Data segment »
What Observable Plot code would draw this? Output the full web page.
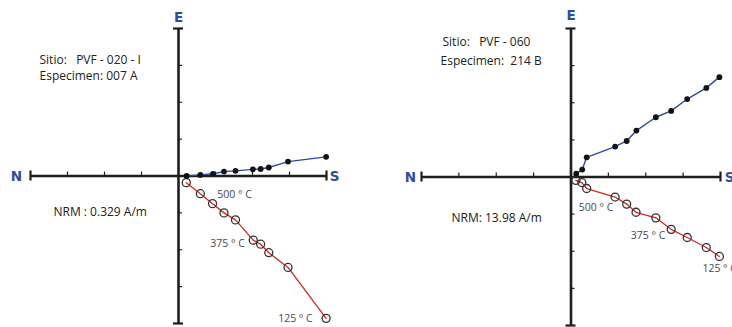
<!DOCTYPE html>
<html>
<head>
<meta charset="utf-8">
<script src="https://cdn.jsdelivr.net/npm/d3@7"></script>
<script src="https://cdn.jsdelivr.net/npm/@observablehq/plot@0.6"></script>
<style>
  html, body { margin: 0; padding: 0; background: #fff; }
  #wrap { position: relative; width: 732px; height: 327px; overflow: hidden; }
  #wrap svg { position: absolute; top: 0; overflow: visible; }
</style>
</head>
<body>
<div id="wrap"></div>
<script>
// ---------- data ----------
const axisTicks = [-4, -3, -2, -1, 1, 2, 3, 4];
const directionLabels = ["N", "S", "E"];
const tempLabels = ["500 ° C", "375 ° C", "125 ° C"];

// Specimen 1 : PVF-020-I / 007 A
const site1 = "Sitio:\u00a0\u00a0\u00a0PVF - 020 - I";
const spec1 = "Especimen:\u00a0007 A";
const nrm1 = "NRM : 0.329 A/m";
const blueX1 = [0.22, 0.59, 0.93, 1.23, 1.54, 2.01, 2.22, 2.44, 2.96, 3.99];
const blueY1 = [0.00, 0.03, 0.06, 0.12, 0.14, 0.18, 0.19, 0.23, 0.39, 0.52];
const redX1  = [0.21, 0.59, 0.92, 1.23, 1.54, 2.02, 2.22, 2.44, 2.96, 3.99];
const redY1  = [-0.18, -0.48, -0.75, -1.00, -1.19, -1.74, -1.85, -2.08, -2.48, -3.86];
const labelIdx1 = [1, 5, 9];

// Specimen 2 : PVF-060 / 214 B
const site2 = "Sitio:\u00a0\u00a0\u00a0PVF - 060";
const spec2 = "Especimen:\u00a0\u00a0214 B";
const nrm2 = "NRM: 13.98 A/m";
const blueX2 = [0.14, 0.30, 0.42, 1.18, 1.49, 1.75, 2.27, 2.68, 3.11, 3.62, 3.97];
const blueY2 = [0.09, 0.20, 0.53, 0.82, 0.97, 1.25, 1.61, 1.78, 2.10, 2.40, 2.69];
const redX2  = [0.13, 0.29, 0.42, 1.18, 1.49, 1.74, 2.27, 2.68, 3.11, 3.62, 3.97];
const redY2  = [-0.09, -0.15, -0.31, -0.54, -0.73, -0.95, -1.10, -1.41, -1.63, -1.90, -2.14];
const labelIdx2 = [2, 6, 10];

// ---------- drawing ----------
const FONT = "'Open Sans', 'Noto Sans', sans-serif";
const AXIS = "#1e1e1e";
const BLUE = "#2b4aa6";
const RED = "#d02a22";
const DIR = "#2a4ea2";

function zij(cfg) {
  const unit = (cfg.width - cfg.marginLeft - cfg.marginRight) / 8;
  const t = 4 / unit, cap = 5 / unit;
  const blue = cfg.bx.map((x, i) => ({x, y: cfg.by[i]}));
  const red = cfg.rx.map((x, i) => ({x, y: cfg.ry[i]}));
  const labels = cfg.labelIdx.map((k, i) => ({x: red[k].x, y: red[k].y, text: tempLabels[i], o: cfg.labelOff[i]}));
  const dirs = [
    {x: -4, y: 0, text: directionLabels[0], dx: cfg.dirOff[0][0], dy: cfg.dirOff[0][1]},
    {x: 4, y: 0, text: directionLabels[1], dx: cfg.dirOff[1][0], dy: cfg.dirOff[1][1]},
    {x: 0, y: 4, text: directionLabels[2], dx: cfg.dirOff[2][0], dy: cfg.dirOff[2][1]}
  ];
  const marks = [
    Plot.ruleY([0], {stroke: AXIS, strokeWidth: 2.6}),
    Plot.ruleX([0], {stroke: AXIS, strokeWidth: 2.6}),
    Plot.ruleX(axisTicks.filter(d => Math.abs(d) < 4), {x: d => d, y1: 0, y2: t, stroke: AXIS, strokeWidth: 1.2}),
    Plot.ruleY(axisTicks.filter(d => Math.abs(d) < 4), {y: d => d, x1: 0, x2: t, stroke: AXIS, strokeWidth: 1.2}),
    Plot.ruleX([-4, 4], {x: d => d, y1: -cap, y2: cap, stroke: AXIS, strokeWidth: 2.2}),
    Plot.ruleY([-4, 4], {y: d => d, x1: -cap, x2: cap, stroke: AXIS, strokeWidth: 2.2}),
    Plot.line(red, {x: "x", y: "y", stroke: RED, strokeWidth: 1.3}),
    Plot.dot(red, {x: "x", y: "y", r: 4, stroke: "#333", strokeWidth: 1.3, fill: "none"}),
    Plot.line(blue, {x: "x", y: "y", stroke: BLUE, strokeWidth: 1.4}),
    Plot.dot(blue, {x: "x", y: "y", r: 2.9, fill: "#111", stroke: "none"}),
    ...labels.map(d => Plot.text([d], {x: "x", y: "y", text: "text", dx: d.o[0], dy: d.o[1], textAnchor: "start",
      fontSize: 10.5, fill: "#4a4a4a", fontFamily: FONT})),
    ...dirs.map(d => Plot.text([d], {x: "x", y: "y", text: "text", dx: d.dx, dy: d.dy, fontSize: 13.5,
      fontWeight: "bold", fill: DIR, fontFamily: "'DejaVu Sans', sans-serif"})),
    Plot.text([cfg.site], {frameAnchor: "top-left", lineAnchor: "middle", dx: cfg.siteOff[0], dy: cfg.siteOff[1], textAnchor: "start",
      fontSize: 12, fill: "#222", fontFamily: FONT}),
    Plot.text([cfg.spec], {frameAnchor: "top-left", lineAnchor: "middle", dx: cfg.specOff[0], dy: cfg.specOff[1], textAnchor: "start",
      fontSize: 12, fill: "#222", fontFamily: FONT}),
    Plot.text([cfg.nrm], {frameAnchor: "top-left", lineAnchor: "middle", dx: cfg.nrmOff[0], dy: cfg.nrmOff[1], textAnchor: "start",
      fontSize: 12, fill: "#222", fontFamily: FONT})
  ];
  const svg = Plot.plot({
    width: cfg.width, height: 327,
    marginLeft: cfg.marginLeft, marginRight: cfg.marginRight,
    marginTop: cfg.marginTop, marginBottom: cfg.marginBottom,
    x: {domain: [-4, 4], axis: null},
    y: {domain: [-4, 4], axis: null},
    style: {background: "transparent", fontFamily: FONT},
    marks
  });
  svg.style.left = cfg.left + "px";
  return svg;
}

const wrap = document.getElementById("wrap");
wrap.appendChild(zij({
  left: 0, width: 366, marginLeft: 30, marginRight: 40, marginTop: 28, marginBottom: 4,
  bx: blueX1, by: blueY1, rx: redX1, ry: redY1, labelIdx: labelIdx1,
  labelOff: [[17, 1], [-43, 3], [-48, 0]],
  dirOff: [[-14, 1], [8, 1], [0, -11]],
  site: site1, spec: spec1, nrm: nrm1,
  siteOff: [9, 32], specOff: [9, 48], nrmOff: [23, 184]
}));
wrap.appendChild(zij({
  left: 366, width: 366, marginLeft: 55, marginRight: 12, marginTop: 28, marginBottom: 2,
  bx: blueX2, by: blueY2, rx: redX2, ry: redY2, labelIdx: labelIdx2,
  labelOff: [[-8, 19], [-25, 18], [-17, 12]],
  dirOff: [[-11, 1], [9, 1], [0, -13]],
  site: site2, spec: spec2, nrm: nrm2,
  siteOff: [21, 14], specOff: [19, 33], nrmOff: [30, 190]
}));
</script>
</body>
</html>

What you will do »
Reproduce only the lines from the beginning of the data through the line that contains "const labelIdx2 = [2, 6, 10];", both included, and please drop the pictures.

Answer to the exercise »
What Observable Plot code would draw this? Output the full web page.
<!DOCTYPE html>
<html>
<head>
<meta charset="utf-8">
<script src="https://cdn.jsdelivr.net/npm/d3@7"></script>
<script src="https://cdn.jsdelivr.net/npm/@observablehq/plot@0.6"></script>
<style>
  html, body { margin: 0; padding: 0; background: #fff; }
  #wrap { position: relative; width: 732px; height: 327px; overflow: hidden; }
  #wrap svg { position: absolute; top: 0; overflow: visible; }
</style>
</head>
<body>
<div id="wrap"></div>
<script>
// ---------- data ----------
const axisTicks = [-4, -3, -2, -1, 1, 2, 3, 4];
const directionLabels = ["N", "S", "E"];
const tempLabels = ["500 ° C", "375 ° C", "125 ° C"];

// Specimen 1 : PVF-020-I / 007 A
const site1 = "Sitio:\u00a0\u00a0\u00a0PVF - 020 - I";
const spec1 = "Especimen:\u00a0007 A";
const nrm1 = "NRM : 0.329 A/m";
const blueX1 = [0.22, 0.59, 0.93, 1.23, 1.54, 2.01, 2.22, 2.44, 2.96, 3.99];
const blueY1 = [0.00, 0.03, 0.06, 0.12, 0.14, 0.18, 0.19, 0.23, 0.39, 0.52];
const redX1  = [0.21, 0.59, 0.92, 1.23, 1.54, 2.02, 2.22, 2.44, 2.96, 3.99];
const redY1  = [-0.18, -0.48, -0.75, -1.00, -1.19, -1.74, -1.85, -2.08, -2.48, -3.86];
const labelIdx1 = [1, 5, 9];

// Specimen 2 : PVF-060 / 214 B
const site2 = "Sitio:\u00a0\u00a0\u00a0PVF - 060";
const spec2 = "Especimen:\u00a0\u00a0214 B";
const nrm2 = "NRM: 13.98 A/m";
const blueX2 = [0.14, 0.30, 0.42, 1.18, 1.49, 1.75, 2.27, 2.68, 3.11, 3.62, 3.97];
const blueY2 = [0.09, 0.20, 0.53, 0.82, 0.97, 1.25, 1.61, 1.78, 2.10, 2.40, 2.69];
const redX2  = [0.13, 0.29, 0.42, 1.18, 1.49, 1.74, 2.27, 2.68, 3.11, 3.62, 3.97];
const redY2  = [-0.09, -0.15, -0.31, -0.54, -0.73, -0.95, -1.10, -1.41, -1.63, -1.90, -2.14];
const labelIdx2 = [2, 6, 10];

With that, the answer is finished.